In fact, the JCPOA, in lifting sanctions on Iran, freed up more funds for Iran to funnel to its proxies. The regime increased its support for the Houthis and Syrian leader Bashar Assad in 2015, for example.

In the years that the JCPOA was in place, Iran also tested ballistic missiles, seized US sailors, harassed US Navy ships dozens of times, attacked a US ship, and fired rockets at the Golan and more.

Psaki further noted, “The fact that the former president ripped up the nuclear deal meant that Iran’s nuclear program was no longer in a box, it no longer had the most robust inspection regime ever negotiated, no longer had the tight restrictions on nuclear activity.... Because of the last administration pulling out of the nuclear agreement, now Iran’s program has been rapidly accelerating.”

State Department spokesperson Ned Price’s Trump deflection was somewhat better conceived than Psaki’s.

“It’s worth spending just a moment on how we got here,” Price said. “It is deeply unfortunate that because of an ill-considered or perhaps unconsidered decision by the previous administration that this administration came into office without these stringent verification and monitoring protocols that were in place.”

IT IS TRUE that Iran did not enrich uranium beyond what was permitted in the JCPOA until after Trump abandoned the deal, and once it fell apart, the monitoring mechanisms did, as well.

It is also true that the monitoring was not that great in the first place. Iran was lying, and continues to lie, about the nature of its nuclear program, as proven by the nuclear archive smuggled into Israel by the Mossad shortly before Trump withdrew from the JCPOA.

Also, it’s worth noting that the JCPOA to which the Biden administration seeks to return – and has abandoned trying to make “longer and stronger” – would permit all of the steps that Iran has taken in its nuclear program in recent years after 2030.

The JCPOA only deferred the nuclear problem, it didn’t solve it, while exacerbating the proxies and ballistic missile problems.

Leaving the fact check aside, the White House’s blame game is still a bad sign for the nuclear talks.

The Biden administration has always blamed the Trump administration for Iran’s current brazenness, but that wasn’t its central message. Rather, they were focused on restoring the JCPOA.

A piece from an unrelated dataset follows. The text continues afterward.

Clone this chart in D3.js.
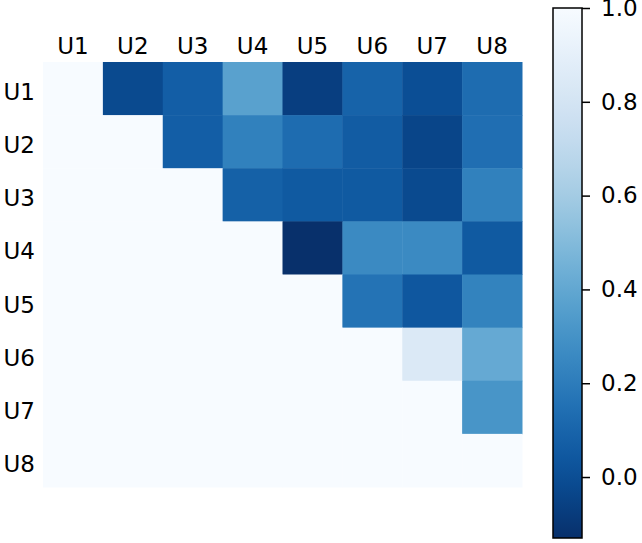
<!DOCTYPE html>
<html>
<head>
<meta charset="utf-8">
<script src="https://cdn.jsdelivr.net/npm/d3@7"></script>
<style>
  body { margin: 0; background: #fff; }
  svg text { font-family: "DejaVu Sans", Verdana, sans-serif; fill: #000; }
</style>
</head>
<body>
<div id="chart"></div>
<script>
var width = 642,
    height = 543;

// labels for both axes
var users = ["U1", "U2", "U3", "U4", "U5", "U6", "U7", "U8"];

// upper triangle values, row by row (row Ui, columns U(i+1)..U8)
var rowU1 = [-0.02, 0.07, 0.37, -0.07, 0.09, 0.00, 0.13];
var rowU2 = [0.07, 0.22, 0.13, 0.06, -0.04, 0.14];
var rowU3 = [0.08, 0.05, 0.05, -0.02, 0.22];
var rowU4 = [-0.13, 0.26, 0.26, 0.05];
var rowU5 = [0.16, 0.04, 0.23];
var rowU6 = [0.84, 0.41];
var rowU7 = [0.31];
var upperRows = [rowU1, rowU2, rowU3, rowU4, rowU5, rowU6, rowU7, []];

// diagonal and lower part are drawn as 1
var fillValue = 1.0;

var colorTicks = [0.0, 0.2, 0.4, 0.6, 0.8, 1.0];
var colorMin = -0.13, colorMax = 1.0;

// build the cell table
var cells = [];
users.forEach(function(r, i) {
    users.forEach(function(c, j) {
        var v = j > i ? upperRows[i][j - i - 1] : fillValue;
        cells.push({row: r, col: c, value: v});
    });
});

var svg = d3.select("#chart").append("svg")
            .attr("width", width)
            .attr("height", height);

var x = d3.scaleBand().domain(users).range([43, 522]);
var y = d3.scaleBand().domain(users).range([62, 487]);

// Blues reversed: high values pale, low values navy
var color = d3.scaleSequential(function(t) { return d3.interpolateBlues(1 - t); })
              .domain([colorMin, colorMax]);

svg.append("g")
   .selectAll("rect")
   .data(cells)
   .enter().append("rect")
   .attr("x", d => x(d.col))
   .attr("y", d => y(d.row))
   .attr("width", x.bandwidth() + 0.5)
   .attr("height", y.bandwidth() + 0.5)
   .attr("fill", d => color(d.value));

// top labels
var xAxis = d3.axisTop(x).tickSize(0).tickPadding(8);
var gx = svg.append("g")
            .attr("transform", "translate(0,62)")
            .call(xAxis);
gx.select(".domain").remove();
gx.selectAll("text").style("font-size", "23px");

// left labels
var yAxis = d3.axisLeft(y).tickSize(0).tickPadding(8);
var gy = svg.append("g")
            .attr("transform", "translate(43,0)")
            .call(yAxis);
gy.select(".domain").remove();
gy.selectAll("text").style("font-size", "23px").attr("dy", "0.5em");

// colorbar
var cbX = 553, cbW = 29;
var cb = d3.scaleLinear().domain([colorMin, colorMax]).range([538, 8]);

var grad = svg.append("defs").append("linearGradient")
              .attr("id", "cbgrad")
              .attr("x1", "0").attr("y1", "1")
              .attr("x2", "0").attr("y2", "0");
d3.range(0, 1.0001, 0.05).forEach(function(t) {
    grad.append("stop")
        .attr("offset", t)
        .attr("stop-color", color(colorMin + t * (colorMax - colorMin)));
});

svg.append("rect")
   .attr("x", cbX)
   .attr("y", cb(colorMax))
   .attr("width", cbW)
   .attr("height", cb(colorMin) - cb(colorMax))
   .attr("fill", "url(#cbgrad)")
   .attr("stroke", "#000")
   .attr("stroke-width", 1.5);

var cAxis = d3.axisRight(cb)
              .tickValues(colorTicks)
              .tickFormat(d3.format(".1f"))
              .tickSize(8)
              .tickPadding(11);
var gc = svg.append("g")
            .attr("transform", "translate(" + (cbX + cbW) + ",0)")
            .call(cAxis);
gc.select(".domain").remove();
gc.selectAll("line").attr("stroke", "#000").attr("stroke-width", 1.5);
gc.selectAll("text").style("font-size", "23px");
</script>
</body>
</html>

Now, the plan is to “focus the fire on Trump,” as an administration source told Axios, in order to distract from how bad the Vienna talks are going.

Those negotiations are moving at a glacial pace.

On the technical level, the Iranian delegation refuses to speak directly to the Americans, requiring the other parties – Russia, China, and the E3, which are France, Germany and the UK – to shuttle between them, slowing down the process.

On the practical level, Iran has not shown much flexibility. A New York Times article this week claimed, “Iranian negotiators under Mr. [Ebrahim] Raisi, the new president – who had criticized his predecessor, Hassan Rouhani, for being too soft – made an important concession... by agreeing to work from a draft agreement worked out with Mr. Rouhani’s team.”

In other words, the only “concession” Iran was willing to make was not really a concession at all. It was to pick up where the talks left off. Meanwhile, Iran is seeking guarantees that US President Joe Biden can’t legally give: that the next president will maintain his policy, and some kind of promise that they will see economic benefits after sanctions are lifted.

The Western parties to the talks insist they will soon reach the point at which Iran will have to take some bigger steps toward returning to the JCPOA or they will walk away from the table. Some have said that point will be in late January or early February.

Neither result will look good for the Biden administration. Either they won’t return to the JCPOA, a foreign policy goal Biden already set during his presidential campaign, and the diplomacy he so touted will have failed. Or they will succeed on that front, but all of the aforementioned proven weaknesses of the nuclear deal will still be in place.

To get ahead of the anticipated backlash when all the options are bad, the Biden administration is blaming Trump. Whether people will buy that message over a year after Biden entered office remains to be seen.